Jack needs to know that you just don't go around scraping Erica Kane off your shoe like so much dog shit and expect that she's going to cry into her monogrammed Kleenex about it and move on.  Just ask Jeff Martin.  (And shouldn't she be sleeping with him right about now?  What's WITH this writing team!  Let's get a move on!  Chop, chop!)  If anyone is going to be doing any scraping, it's going to be Erica.

 

Erica needs to give that big pile of hair a fine toss, stick her nose up in the air and inform Mr.

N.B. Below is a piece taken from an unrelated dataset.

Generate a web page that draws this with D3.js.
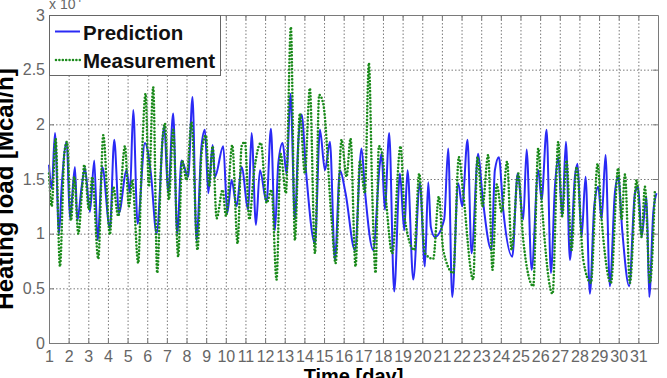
<!DOCTYPE html>
<html>
<head>
<meta charset="utf-8">
<script src="https://cdn.jsdelivr.net/npm/d3@7"></script>
<style>
    body { margin: 0; background: #fff; }
    svg { display: block; font-family: "Liberation Sans", Arial, sans-serif; }
</style>
</head>
<body>
<div id="chart"></div>
<script>
(function () {
    'use strict';

    // hour since start of day 1, heating load in 10^4 Mcal/h
    var predHour = [0, 3.3, 7.3, 12.2, 15.5, 21.6, 25.6, 31.7, 34.6, 39.9, 43.9, 50.0, 55.3, 59.4, 65.1, 74.4, 79.7, 85.4, 94.8, 98.9,
        102.9, 108.2, 117.2, 124.5, 131.4, 140.8, 145.6, 151.7, 156.6, 161.9, 170.0, 175.3, 180.2, 186.3, 190.5, 194.6, 199.9, 202.7,
        212.9, 217.8, 223.1, 229.2, 235.3, 243.4, 247.5, 252.8, 257.7, 265.8, 271.1, 276.0, 280.1, 285.4, 290.2, 295.1, 300.4, 304.5,
        308.6, 313.9, 324.9, 331.0, 337.1, 343.2, 349.3, 355.4, 362.3, 373.7, 381.8, 385.9, 396.1, 404.2, 406.3, 410.3, 415.6, 421.7,
        428.7, 434.0, 438.0, 445.0, 453.1, 459.2, 463.3, 466.5, 471.4, 482.8, 487.7, 492.6, 499.9, 504.8, 511.3, 516.2, 524.3, 529.6,
        540.6, 544.7, 549.6, 554.9, 566.0, 572.5, 579.4, 583.5, 589.6, 597.7, 601.8, 607.9, 613.2, 618.1, 622.1, 627.0, 631.5, 636.4,
        642.5, 645.7, 650.6, 655.5, 660.8, 666.1, 671.0, 675.1, 679.9, 685.2, 691.3, 695.4, 700.3, 708.8, 715.8, 719.8, 723.9, 730.0,
        733.3, 738.2, 742.2];
    var predLoad = [1.63, 1.41, 1.92, 1.00, 1.43, 1.84, 1.14, 1.61, 1.12, 1.43, 1.60, 1.20, 1.67, 0.94, 1.61, 1.05, 1.86, 1.19, 1.58, 1.37,
        2.13, 1.09, 1.83, 1.55, 1.00, 1.98, 1.37, 2.10, 1.00, 1.67, 1.52, 2.25, 0.94, 1.80, 1.95, 1.37, 1.81, 1.52,
        1.80, 1.19, 1.49, 1.25, 1.61, 1.22, 1.92, 1.08, 1.58, 1.29, 1.96, 1.03, 1.64, 1.83, 1.55, 2.28, 1.13, 1.83,
        2.09, 1.58, 0.91, 1.95, 1.58, 1.84, 0.76, 1.58, 1.37, 0.85, 1.78, 1.40, 0.85, 1.64, 1.73, 1.22, 1.92, 0.47,
        1.55, 1.03, 1.58, 0.58, 1.46, 0.70, 1.47, 1.06, 0.97, 1.13, 1.78, 0.42, 1.46, 1.25, 1.86, 0.82, 1.73, 1.34,
        0.85, 1.58, 1.70, 1.22, 0.79, 1.55, 1.13, 1.77, 0.67, 1.58, 1.31, 1.95, 0.64, 1.43, 1.70, 1.16, 1.84, 0.76,
        1.52, 1.64, 0.97, 1.52, 0.45, 1.25, 1.43, 1.13, 1.72, 0.52, 1.37, 1.52, 1.03, 0.52, 1.37, 1.43, 0.97, 1.34,
        0.42, 1.19, 1.37];

    var measHour = [0, 3.3, 8.1, 13.4, 18.7, 22.0, 26.9, 30.9, 35.8, 40.7, 43.1, 48.8, 52.9, 60.2, 66.3, 74.4, 78.5, 84.6, 92.8, 97.6,
        101.7, 109.0, 113.1, 118.0, 122.0, 127.3, 132.2, 137.5, 141.6, 146.4, 151.7, 157.8, 162.7, 168.0, 174.1, 181.4, 186.3, 191.7,
        195.8, 199.9, 204.8, 212.1, 216.2, 223.9, 230.4, 235.3, 239.4, 244.7, 250.3, 258.9, 265.8, 271.9, 278.0, 282.9, 289.4, 295.5,
        300.4, 306.5, 312.6, 318.7, 324.9, 330.1, 335.0, 345.2, 350.1, 357.4, 363.5, 368.4, 374.5, 379.8, 385.9, 390.8, 394.9, 398.9,
        403.0, 407.1, 412.4, 419.3, 429.5, 434.8, 446.2, 452.3, 459.2, 469.4, 476.3, 481.6, 493.8, 500.7, 506.0, 518.2, 523.5, 529.6,
        536.5, 541.8, 547.0, 553.0, 559.7, 565.1, 573.3, 579.4, 591.6, 597.7, 602.6, 615.2, 622.1, 627.0, 632.3, 638.4, 644.5, 652.7,
        662.0, 670.2, 675.1, 686.5, 695.4, 699.5, 703.6, 709.7, 717.8, 723.9, 728.0, 734.1, 740.2];
    var measLoad = [1.55, 1.25, 1.87, 0.70, 1.73, 1.84, 1.12, 1.52, 1.00, 1.43, 1.63, 1.22, 1.52, 0.77, 1.90, 0.99, 1.43, 1.16, 1.80, 1.25,
        1.49, 0.73, 1.61, 2.28, 1.43, 2.34, 0.64, 1.73, 2.01, 1.31, 1.95, 0.79, 1.67, 1.49, 2.02, 0.85, 1.73, 1.90,
        1.43, 1.80, 1.14, 1.40, 1.16, 1.81, 0.91, 1.80, 1.84, 1.13, 1.55, 1.83, 1.28, 1.40, 0.58, 1.73, 1.37, 2.89,
        0.94, 2.10, 1.55, 2.33, 0.82, 2.27, 2.19, 1.13, 0.73, 1.86, 1.52, 1.87, 0.70, 1.67, 1.37, 2.56, 1.37, 0.64,
        1.80, 1.73, 1.25, 0.82, 1.80, 1.13, 0.85, 1.55, 0.82, 0.77, 1.34, 0.85, 0.64, 1.70, 1.37, 0.58, 1.70, 1.25,
        1.72, 0.67, 1.45, 1.20, 1.66, 0.85, 1.55, 0.94, 0.52, 1.78, 1.22, 0.45, 1.84, 1.16, 1.67, 0.85, 1.61, 0.76,
        0.55, 1.64, 1.13, 0.55, 1.60, 1.13, 1.54, 0.55, 1.49, 0.97, 1.43, 0.55, 1.40];

    var dayTicks = d3.range(1, 32);
    var loadTicks = [0, 0.5, 1, 1.5, 2, 2.5, 3];
    var seriesNames = ["Prediction", "Measurement"];

    var width = 667, height = 378;
    var left = 49, right = 658, top = 15, bottom = 343;

    var svg = d3.select("#chart")
        .append("svg")
        .attr("width", width)
        .attr("height", height);

    var x = d3.scaleLinear().domain([1, 32]).range([left, right]);
    var y = d3.scaleLinear().domain([0, 3]).range([bottom, top]);

    // dotted grid
    svg.append("g")
        .attr("transform", "translate(0," + bottom + ")")
        .call(d3.axisBottom(x).tickValues(dayTicks).tickSize(-(bottom - top)).tickFormat(""))
        .call(function (g) {
            g.select(".domain").remove();
            g.selectAll("line").attr("stroke", "#9a9a9a").attr("stroke-dasharray", "1.5,2");
        });
    svg.append("g")
        .attr("transform", "translate(" + left + ",0)")
        .call(d3.axisLeft(y).tickValues(loadTicks).tickSize(-(right - left)).tickFormat(""))
        .call(function (g) {
            g.select(".domain").remove();
            g.selectAll("line").attr("stroke", "#9a9a9a").attr("stroke-dasharray", "1.5,2");
        });

    // series
    var line = d3.line()
        .x(function (d) { return x(1 + d.h / 24); })
        .y(function (d) { return y(d.v); })
        .curve(d3.curveMonotoneX);

    var pred = predHour.map(function (h, i) { return {h: h, v: predLoad[i]}; });
    var meas = measHour.map(function (h, i) { return {h: h, v: measLoad[i]}; });

    svg.append("path")
        .datum(pred)
        .attr("fill", "none")
        .attr("stroke", "#2a2af5")
        .attr("stroke-width", 2)
        .attr("d", line);

    svg.append("path")
        .datum(meas)
        .attr("fill", "none")
        .attr("stroke", "#1a8a1a")
        .attr("stroke-width", 2.6)
        .attr("stroke-linecap", "round")
        .attr("stroke-dasharray", "0,3.4")
        .attr("d", line);

    // axes with inward ticks, box on
    var tickColor = "#7a7a7a";
    var xAxis = svg.append("g")
        .attr("transform", "translate(0," + bottom + ")")
        .call(d3.axisBottom(x).tickValues(dayTicks).tickSizeInner(-5).tickSizeOuter(0).tickPadding(8));
    var yAxis = svg.append("g")
        .attr("transform", "translate(" + left + ",0)")
        .call(d3.axisLeft(y).tickValues(loadTicks).tickSizeInner(-5).tickSizeOuter(0).tickPadding(4)
            .tickFormat(function (d) { return d; }));
    svg.append("g")
        .attr("transform", "translate(0," + top + ")")
        .call(d3.axisTop(x).tickValues(dayTicks).tickSizeInner(-5).tickSizeOuter(0).tickFormat(""));
    svg.append("g")
        .attr("transform", "translate(" + right + ",0)")
        .call(d3.axisRight(y).tickValues(loadTicks).tickSizeInner(-5).tickSizeOuter(0).tickFormat(""));

    svg.selectAll(".domain, .tick line").attr("stroke", tickColor);
    xAxis.selectAll("text").attr("font-size", 16).attr("fill", "#666").attr("font-family", "Liberation Sans");
    yAxis.selectAll("text").attr("font-size", 16).attr("fill", "#666").attr("font-family", "Liberation Sans");

    // exponent
    var ex = svg.append("text")
        .attr("x", left)
        .attr("y", 9)
        .attr("font-size", 14)
        .attr("fill", "#666")
        .text("x 10");
    ex.append("tspan").attr("dy", -7).attr("font-size", 11).text("4");

    // axis labels
    svg.append("text")
        .attr("transform", "translate(13," + ((top + bottom) / 2 + 10) + ") rotate(-90)")
        .attr("text-anchor", "middle")
        .attr("font-weight", "bold")
        .attr("font-size", 24)
        .attr("fill", "#000")
        .text("Heating load [Mcal/h]");

    svg.append("text")
        .attr("x", (left + right) / 2)
        .attr("y", 383)
        .attr("text-anchor", "middle")
        .attr("font-weight", "bold")
        .attr("font-size", 20)
        .attr("fill", "#000")
        .text("Time [day]");

    // legend
    var legend = svg.append("g");
    legend.append("rect")
        .attr("x", left + 0.5)
        .attr("y", top + 0.5)
        .attr("width", 171)
        .attr("height", 60)
        .attr("fill", "#fff")
        .attr("stroke", "#666");

    var legendY = [31.5, 60];
    legend.append("line")
        .attr("x1", 55).attr("x2", 80).attr("y1", legendY[0]).attr("y2", legendY[0])
        .attr("stroke", "#2a2af5").attr("stroke-width", 2);
    legend.append("line")
        .attr("x1", 56).attr("x2", 80).attr("y1", legendY[1]).attr("y2", legendY[1])
        .attr("stroke", "#1a8a1a").attr("stroke-width", 2.6)
        .attr("stroke-linecap", "round").attr("stroke-dasharray", "0,3.4");

    legend.selectAll("text.lbl")
        .data(seriesNames)
        .enter()
        .append("text")
        .attr("class", "lbl")
        .attr("x", 83)
        .attr("y", function (d, i) { return legendY[i] + 8; })
        .attr("font-weight", "bold")
        .attr("font-size", 20.5)
        .attr("fill", "#111")
        .text(function (d) { return d; });
}());
</script>
</body>
</html>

D.A. that they "...named the monkey 'Jack'" and put him in her rear view mirror.

 

Booyah!

 

Now that I have that out of the way, I have to defend someone else I can't stand from a character I ought to like, but don't who is also riddled with hypocrisy and that is Tad the Dad.  Isn't it just possible in some way that it might be better for Little Jenny to be sold to a (presumably) loving family than to have her raised by a man who buried someone in the park for what seemed like months and left them there to die swimming in their own filth and ruining a very expensive Armani suit?  I'd love for Adam to find out that Tad was guilty of that crime and have some proof positive, not only so Tad could actually be punished for having done that (sorry, but that one takes me way past the "able to forgive" peg even if the guy was an ass), but also because I think it would make for a much better story than this ludicrous idea that Winifred has not moved that couch once to vacuum under it in a year's time.  It really does make me think that the writers haunt commentary columns and think, "Oh shit!  That's right!  The adoption papers are still under the couch!  ...and Bobby's still on that ski trip!"  *sigh*  Idiots.

 

With Tad for a father, Krystal for a mother, Babe for a sister and "Uncle" Adam as Mommy's concubine, this kid is already doomed to be twisted as a frickin slinky.  Adding the obligatory soap custody battle to the mix, along with the no doubt upcoming bout of aplastic anemia, I expect little Jenny Martin/Carey/Whatever to be making Janet Dillon look like Mother Theresa by the time she's SORAS'd in a year or so.